• [Exercise prompt]: Copy exactly, and only, the lines between the line holding "Convert this chart to matplotlib code." and the line holding "plt.rcParams['axes.unicode_minus'] = False", inclusive; skip the pictures.

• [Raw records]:
start
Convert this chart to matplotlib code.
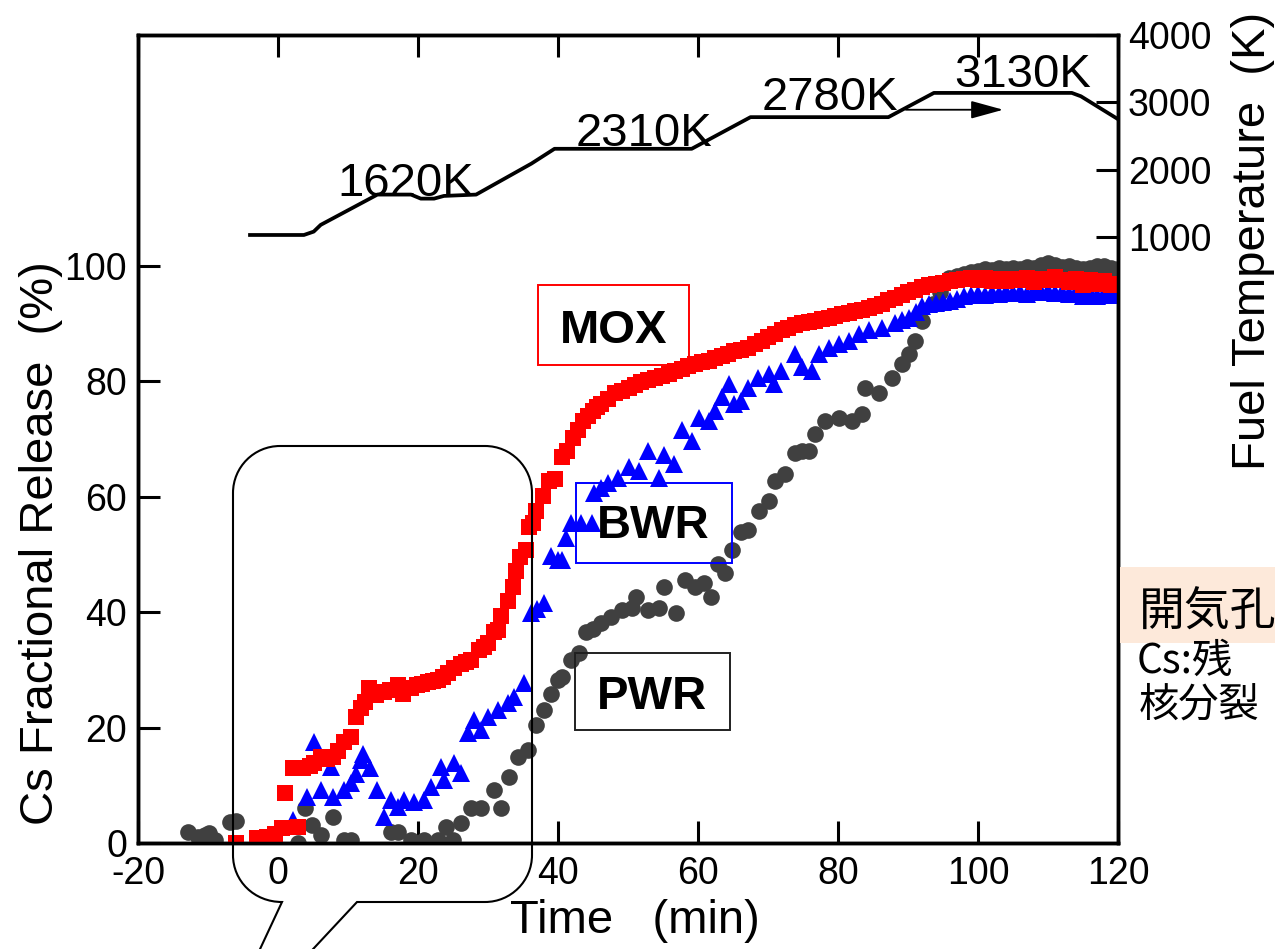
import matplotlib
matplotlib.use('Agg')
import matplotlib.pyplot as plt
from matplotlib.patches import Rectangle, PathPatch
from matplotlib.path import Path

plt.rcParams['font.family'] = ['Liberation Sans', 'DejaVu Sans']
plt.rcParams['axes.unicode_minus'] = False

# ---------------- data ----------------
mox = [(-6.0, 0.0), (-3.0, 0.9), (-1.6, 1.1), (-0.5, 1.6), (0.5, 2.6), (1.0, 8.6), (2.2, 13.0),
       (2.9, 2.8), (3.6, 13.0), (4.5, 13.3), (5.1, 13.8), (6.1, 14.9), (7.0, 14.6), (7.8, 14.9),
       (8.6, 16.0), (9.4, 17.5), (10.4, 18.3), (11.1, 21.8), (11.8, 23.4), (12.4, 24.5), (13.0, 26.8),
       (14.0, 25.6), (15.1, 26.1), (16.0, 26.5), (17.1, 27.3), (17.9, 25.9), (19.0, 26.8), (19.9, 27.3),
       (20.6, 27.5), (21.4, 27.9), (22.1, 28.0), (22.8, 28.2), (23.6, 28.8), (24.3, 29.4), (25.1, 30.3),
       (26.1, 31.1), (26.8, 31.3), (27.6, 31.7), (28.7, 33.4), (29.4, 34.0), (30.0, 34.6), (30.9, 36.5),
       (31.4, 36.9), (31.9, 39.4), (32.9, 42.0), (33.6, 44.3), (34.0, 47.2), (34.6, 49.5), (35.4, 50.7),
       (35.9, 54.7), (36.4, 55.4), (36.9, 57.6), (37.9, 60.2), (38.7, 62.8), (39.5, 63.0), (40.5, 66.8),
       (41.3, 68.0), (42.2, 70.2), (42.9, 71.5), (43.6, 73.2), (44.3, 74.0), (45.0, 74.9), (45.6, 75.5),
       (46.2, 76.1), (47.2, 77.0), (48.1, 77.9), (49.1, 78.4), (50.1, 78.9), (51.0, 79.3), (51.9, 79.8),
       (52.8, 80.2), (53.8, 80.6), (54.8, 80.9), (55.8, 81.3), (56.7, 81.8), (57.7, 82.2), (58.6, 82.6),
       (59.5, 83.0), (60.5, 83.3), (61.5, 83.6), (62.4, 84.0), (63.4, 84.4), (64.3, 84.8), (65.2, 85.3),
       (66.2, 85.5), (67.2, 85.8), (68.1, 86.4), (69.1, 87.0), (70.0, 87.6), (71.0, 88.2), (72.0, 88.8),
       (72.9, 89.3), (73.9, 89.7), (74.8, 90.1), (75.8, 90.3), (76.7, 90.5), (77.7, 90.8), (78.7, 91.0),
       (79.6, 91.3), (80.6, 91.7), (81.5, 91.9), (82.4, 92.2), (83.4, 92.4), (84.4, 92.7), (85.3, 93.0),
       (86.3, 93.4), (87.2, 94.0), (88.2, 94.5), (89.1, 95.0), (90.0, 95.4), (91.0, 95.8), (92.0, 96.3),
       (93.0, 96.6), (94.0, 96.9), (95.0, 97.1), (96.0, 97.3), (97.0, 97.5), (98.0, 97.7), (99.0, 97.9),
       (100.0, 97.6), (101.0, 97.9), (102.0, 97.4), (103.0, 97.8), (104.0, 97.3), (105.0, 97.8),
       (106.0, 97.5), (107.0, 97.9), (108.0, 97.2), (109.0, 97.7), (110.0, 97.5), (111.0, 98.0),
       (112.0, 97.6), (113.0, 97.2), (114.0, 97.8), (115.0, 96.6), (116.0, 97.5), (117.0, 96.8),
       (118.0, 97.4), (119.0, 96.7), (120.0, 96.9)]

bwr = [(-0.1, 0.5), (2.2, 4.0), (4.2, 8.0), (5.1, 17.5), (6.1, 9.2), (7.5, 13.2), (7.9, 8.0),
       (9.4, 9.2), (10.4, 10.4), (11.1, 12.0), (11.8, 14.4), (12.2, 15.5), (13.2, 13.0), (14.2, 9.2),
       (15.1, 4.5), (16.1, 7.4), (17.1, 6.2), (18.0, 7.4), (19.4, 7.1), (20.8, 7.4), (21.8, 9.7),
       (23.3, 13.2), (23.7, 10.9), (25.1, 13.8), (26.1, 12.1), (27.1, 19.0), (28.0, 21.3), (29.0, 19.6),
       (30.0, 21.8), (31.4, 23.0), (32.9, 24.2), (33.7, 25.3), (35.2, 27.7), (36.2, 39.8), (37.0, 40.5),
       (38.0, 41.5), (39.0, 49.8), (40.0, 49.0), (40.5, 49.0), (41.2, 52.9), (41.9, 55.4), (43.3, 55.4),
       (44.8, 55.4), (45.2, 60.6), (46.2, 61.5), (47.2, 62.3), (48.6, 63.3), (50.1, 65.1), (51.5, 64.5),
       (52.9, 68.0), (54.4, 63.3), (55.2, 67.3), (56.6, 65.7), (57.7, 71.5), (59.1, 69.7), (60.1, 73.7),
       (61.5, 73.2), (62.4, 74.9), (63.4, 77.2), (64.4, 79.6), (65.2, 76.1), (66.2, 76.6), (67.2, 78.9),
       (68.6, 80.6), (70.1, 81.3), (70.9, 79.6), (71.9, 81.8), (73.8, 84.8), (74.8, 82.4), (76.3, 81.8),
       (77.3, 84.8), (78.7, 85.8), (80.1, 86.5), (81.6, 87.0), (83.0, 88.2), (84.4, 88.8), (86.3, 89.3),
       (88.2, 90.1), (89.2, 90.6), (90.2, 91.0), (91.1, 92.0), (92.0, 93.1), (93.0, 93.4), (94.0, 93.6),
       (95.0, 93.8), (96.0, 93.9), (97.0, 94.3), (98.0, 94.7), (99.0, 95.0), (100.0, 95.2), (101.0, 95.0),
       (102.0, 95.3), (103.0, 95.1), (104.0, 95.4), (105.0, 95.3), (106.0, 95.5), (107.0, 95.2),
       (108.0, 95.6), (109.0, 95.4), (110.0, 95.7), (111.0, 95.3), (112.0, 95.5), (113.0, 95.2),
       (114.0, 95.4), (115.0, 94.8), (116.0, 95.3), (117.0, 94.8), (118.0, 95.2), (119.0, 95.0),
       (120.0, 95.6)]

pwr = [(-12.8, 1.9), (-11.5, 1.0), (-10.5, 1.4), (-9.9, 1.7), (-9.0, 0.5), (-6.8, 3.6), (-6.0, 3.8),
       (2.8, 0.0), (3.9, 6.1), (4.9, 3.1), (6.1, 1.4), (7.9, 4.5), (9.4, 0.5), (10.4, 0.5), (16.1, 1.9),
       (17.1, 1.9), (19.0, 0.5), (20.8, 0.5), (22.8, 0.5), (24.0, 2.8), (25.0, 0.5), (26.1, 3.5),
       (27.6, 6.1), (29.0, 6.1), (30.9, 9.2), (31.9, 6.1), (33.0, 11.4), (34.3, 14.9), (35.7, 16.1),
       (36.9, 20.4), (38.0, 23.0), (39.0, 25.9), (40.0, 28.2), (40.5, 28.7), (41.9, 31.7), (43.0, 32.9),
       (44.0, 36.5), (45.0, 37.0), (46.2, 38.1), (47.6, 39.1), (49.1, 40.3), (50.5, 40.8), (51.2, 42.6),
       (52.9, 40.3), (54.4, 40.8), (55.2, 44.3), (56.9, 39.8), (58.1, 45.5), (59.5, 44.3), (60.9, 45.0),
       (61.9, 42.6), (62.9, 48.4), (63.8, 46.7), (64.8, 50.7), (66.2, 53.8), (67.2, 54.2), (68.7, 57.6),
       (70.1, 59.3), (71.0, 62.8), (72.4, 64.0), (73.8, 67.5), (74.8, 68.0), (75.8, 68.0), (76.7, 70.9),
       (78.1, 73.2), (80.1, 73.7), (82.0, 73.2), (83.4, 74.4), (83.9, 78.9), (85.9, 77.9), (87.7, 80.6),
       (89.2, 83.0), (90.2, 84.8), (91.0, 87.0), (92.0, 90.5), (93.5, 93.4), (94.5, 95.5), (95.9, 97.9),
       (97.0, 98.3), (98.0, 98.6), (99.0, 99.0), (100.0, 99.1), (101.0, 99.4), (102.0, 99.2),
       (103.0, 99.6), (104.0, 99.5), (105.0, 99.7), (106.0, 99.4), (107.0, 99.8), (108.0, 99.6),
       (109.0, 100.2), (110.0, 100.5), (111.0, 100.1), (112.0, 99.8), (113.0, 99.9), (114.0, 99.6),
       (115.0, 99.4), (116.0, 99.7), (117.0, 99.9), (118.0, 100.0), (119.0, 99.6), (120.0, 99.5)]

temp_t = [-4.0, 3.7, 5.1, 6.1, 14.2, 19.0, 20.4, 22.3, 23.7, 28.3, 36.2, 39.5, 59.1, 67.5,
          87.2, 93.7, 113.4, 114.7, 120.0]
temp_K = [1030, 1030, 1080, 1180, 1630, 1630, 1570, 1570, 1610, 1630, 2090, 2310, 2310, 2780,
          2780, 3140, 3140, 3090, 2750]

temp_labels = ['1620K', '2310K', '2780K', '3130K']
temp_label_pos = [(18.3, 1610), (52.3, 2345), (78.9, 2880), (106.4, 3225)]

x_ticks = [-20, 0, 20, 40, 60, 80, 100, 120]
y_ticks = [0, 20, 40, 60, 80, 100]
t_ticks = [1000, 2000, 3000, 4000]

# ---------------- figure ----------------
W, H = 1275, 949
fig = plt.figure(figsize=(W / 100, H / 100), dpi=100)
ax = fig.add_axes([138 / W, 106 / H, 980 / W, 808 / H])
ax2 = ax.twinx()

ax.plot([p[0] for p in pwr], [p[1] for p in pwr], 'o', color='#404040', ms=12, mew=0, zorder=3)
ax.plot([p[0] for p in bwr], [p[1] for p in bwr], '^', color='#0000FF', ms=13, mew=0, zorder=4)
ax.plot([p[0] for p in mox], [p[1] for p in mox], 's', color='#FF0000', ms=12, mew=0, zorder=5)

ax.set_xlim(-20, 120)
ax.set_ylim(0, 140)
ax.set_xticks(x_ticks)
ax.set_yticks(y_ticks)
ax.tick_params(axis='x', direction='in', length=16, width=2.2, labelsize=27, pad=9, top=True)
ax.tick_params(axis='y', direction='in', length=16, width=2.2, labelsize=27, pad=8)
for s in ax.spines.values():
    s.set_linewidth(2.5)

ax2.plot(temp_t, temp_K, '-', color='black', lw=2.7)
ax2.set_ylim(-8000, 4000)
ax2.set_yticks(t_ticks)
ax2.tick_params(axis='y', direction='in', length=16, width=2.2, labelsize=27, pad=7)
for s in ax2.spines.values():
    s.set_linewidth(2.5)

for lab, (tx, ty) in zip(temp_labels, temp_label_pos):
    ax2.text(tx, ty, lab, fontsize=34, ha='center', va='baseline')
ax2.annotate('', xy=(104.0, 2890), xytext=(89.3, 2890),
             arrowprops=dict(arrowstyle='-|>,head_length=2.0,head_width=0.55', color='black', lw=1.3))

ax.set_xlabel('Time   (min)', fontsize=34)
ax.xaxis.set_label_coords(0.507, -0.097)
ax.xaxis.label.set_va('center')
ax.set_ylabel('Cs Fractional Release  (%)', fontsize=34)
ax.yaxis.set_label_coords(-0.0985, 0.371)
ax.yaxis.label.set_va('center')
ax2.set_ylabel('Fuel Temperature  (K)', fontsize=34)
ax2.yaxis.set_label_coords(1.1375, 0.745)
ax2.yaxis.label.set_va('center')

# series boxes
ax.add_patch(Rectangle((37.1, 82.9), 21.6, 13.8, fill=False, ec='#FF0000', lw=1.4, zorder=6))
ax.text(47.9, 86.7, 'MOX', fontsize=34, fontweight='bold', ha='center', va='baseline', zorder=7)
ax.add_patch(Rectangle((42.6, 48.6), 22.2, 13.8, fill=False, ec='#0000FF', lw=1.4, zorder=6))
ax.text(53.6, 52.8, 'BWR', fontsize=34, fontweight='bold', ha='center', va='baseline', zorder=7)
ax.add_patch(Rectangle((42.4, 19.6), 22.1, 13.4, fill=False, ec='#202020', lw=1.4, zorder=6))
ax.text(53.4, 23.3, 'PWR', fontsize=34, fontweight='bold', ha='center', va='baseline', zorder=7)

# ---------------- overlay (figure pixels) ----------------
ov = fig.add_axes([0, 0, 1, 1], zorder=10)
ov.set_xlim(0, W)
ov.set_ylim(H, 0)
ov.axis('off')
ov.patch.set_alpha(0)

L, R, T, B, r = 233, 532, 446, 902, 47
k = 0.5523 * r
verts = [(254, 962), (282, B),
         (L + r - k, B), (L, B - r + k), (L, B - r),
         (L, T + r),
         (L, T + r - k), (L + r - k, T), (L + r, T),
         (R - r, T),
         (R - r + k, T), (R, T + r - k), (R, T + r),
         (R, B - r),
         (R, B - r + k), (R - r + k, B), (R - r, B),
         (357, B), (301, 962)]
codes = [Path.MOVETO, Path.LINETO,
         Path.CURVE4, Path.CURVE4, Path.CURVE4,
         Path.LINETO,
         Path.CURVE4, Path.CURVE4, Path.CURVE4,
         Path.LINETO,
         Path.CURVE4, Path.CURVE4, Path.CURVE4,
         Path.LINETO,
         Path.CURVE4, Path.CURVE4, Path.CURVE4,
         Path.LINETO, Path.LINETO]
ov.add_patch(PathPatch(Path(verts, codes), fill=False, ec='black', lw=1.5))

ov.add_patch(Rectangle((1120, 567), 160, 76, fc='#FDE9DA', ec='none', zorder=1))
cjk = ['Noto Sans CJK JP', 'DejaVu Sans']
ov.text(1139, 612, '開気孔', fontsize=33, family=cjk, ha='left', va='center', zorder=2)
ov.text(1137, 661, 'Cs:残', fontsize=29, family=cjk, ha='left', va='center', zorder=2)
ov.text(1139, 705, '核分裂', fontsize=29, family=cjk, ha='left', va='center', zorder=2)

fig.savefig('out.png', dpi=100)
end
start
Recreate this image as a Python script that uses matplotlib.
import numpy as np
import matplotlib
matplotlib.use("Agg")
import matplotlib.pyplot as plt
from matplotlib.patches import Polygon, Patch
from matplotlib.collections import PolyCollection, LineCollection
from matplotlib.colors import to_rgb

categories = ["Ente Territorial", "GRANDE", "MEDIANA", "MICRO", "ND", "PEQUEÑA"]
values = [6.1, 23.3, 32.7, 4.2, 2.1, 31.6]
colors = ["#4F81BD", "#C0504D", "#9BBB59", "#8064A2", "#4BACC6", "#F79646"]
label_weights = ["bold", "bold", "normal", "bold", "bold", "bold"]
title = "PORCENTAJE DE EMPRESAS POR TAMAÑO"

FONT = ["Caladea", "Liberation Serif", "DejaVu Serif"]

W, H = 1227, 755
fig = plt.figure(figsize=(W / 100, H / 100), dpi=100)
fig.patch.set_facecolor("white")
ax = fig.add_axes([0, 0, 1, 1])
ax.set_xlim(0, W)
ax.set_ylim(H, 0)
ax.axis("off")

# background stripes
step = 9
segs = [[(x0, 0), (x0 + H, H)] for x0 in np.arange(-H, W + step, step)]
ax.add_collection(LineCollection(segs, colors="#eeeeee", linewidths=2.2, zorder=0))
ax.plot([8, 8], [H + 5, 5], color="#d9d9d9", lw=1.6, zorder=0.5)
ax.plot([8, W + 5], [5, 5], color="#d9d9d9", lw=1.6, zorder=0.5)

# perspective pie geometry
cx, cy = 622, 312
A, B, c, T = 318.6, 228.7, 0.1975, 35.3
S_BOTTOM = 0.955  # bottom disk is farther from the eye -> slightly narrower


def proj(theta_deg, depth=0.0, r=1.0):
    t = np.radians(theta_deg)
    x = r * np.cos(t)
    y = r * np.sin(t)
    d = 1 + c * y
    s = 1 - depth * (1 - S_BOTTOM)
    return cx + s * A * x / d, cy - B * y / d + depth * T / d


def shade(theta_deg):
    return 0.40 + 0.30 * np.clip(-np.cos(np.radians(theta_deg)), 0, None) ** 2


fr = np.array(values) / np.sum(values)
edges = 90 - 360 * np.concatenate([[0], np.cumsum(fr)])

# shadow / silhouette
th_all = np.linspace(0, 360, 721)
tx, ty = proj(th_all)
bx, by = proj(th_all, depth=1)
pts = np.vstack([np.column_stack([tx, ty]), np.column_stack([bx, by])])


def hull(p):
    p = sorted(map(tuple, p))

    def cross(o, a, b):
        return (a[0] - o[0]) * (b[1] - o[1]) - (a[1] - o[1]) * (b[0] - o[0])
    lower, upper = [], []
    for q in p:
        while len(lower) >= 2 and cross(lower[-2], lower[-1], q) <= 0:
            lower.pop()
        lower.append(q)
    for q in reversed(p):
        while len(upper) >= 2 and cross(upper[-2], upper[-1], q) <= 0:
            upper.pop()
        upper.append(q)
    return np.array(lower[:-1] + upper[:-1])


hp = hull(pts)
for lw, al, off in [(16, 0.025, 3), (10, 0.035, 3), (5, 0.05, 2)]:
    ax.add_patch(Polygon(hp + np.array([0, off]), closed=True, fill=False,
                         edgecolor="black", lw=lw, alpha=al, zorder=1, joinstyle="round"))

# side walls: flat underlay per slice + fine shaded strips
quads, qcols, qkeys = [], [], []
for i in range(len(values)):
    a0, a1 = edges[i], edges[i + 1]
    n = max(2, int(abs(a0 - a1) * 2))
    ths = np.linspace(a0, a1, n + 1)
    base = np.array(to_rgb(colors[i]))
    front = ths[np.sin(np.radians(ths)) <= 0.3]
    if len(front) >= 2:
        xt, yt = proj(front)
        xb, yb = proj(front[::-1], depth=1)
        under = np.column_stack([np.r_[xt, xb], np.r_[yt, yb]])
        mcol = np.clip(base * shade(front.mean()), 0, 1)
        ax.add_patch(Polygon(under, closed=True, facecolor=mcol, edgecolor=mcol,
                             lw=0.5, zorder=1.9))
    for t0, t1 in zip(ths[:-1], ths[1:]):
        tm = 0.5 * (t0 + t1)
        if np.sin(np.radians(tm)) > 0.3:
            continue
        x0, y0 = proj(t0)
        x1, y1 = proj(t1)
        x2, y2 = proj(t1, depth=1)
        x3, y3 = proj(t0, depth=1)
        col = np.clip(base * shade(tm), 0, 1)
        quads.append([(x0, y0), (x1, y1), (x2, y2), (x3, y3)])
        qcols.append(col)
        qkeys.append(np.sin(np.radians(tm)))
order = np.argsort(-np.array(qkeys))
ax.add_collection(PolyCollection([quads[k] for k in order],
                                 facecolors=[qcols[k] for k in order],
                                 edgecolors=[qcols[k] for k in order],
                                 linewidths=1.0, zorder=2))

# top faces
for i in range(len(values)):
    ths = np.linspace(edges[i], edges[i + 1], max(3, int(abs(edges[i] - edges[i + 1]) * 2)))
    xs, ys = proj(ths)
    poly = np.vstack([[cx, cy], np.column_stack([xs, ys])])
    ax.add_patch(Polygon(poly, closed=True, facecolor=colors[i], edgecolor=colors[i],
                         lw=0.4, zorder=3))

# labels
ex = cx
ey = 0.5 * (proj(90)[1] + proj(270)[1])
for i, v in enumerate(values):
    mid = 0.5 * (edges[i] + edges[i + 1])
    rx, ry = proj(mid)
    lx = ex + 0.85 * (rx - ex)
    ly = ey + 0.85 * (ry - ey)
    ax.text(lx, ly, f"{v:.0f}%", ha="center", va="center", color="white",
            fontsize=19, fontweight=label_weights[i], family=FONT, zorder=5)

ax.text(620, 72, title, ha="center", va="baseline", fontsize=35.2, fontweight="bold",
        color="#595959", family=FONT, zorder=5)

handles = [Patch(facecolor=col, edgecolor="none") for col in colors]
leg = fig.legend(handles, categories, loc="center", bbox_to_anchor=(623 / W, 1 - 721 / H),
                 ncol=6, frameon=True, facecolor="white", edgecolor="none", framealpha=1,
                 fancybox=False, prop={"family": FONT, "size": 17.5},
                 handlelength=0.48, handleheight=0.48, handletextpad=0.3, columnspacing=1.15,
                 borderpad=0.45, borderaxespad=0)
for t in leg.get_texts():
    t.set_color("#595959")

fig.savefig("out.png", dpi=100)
end
• [Problem solution]:
Convert this chart to matplotlib code.
import matplotlib
matplotlib.use('Agg')
import matplotlib.pyplot as plt
from matplotlib.patches import Rectangle, PathPatch
from matplotlib.path import Path

plt.rcParams['font.family'] = ['Liberation Sans', 'DejaVu Sans']
plt.rcParams['axes.unicode_minus'] = False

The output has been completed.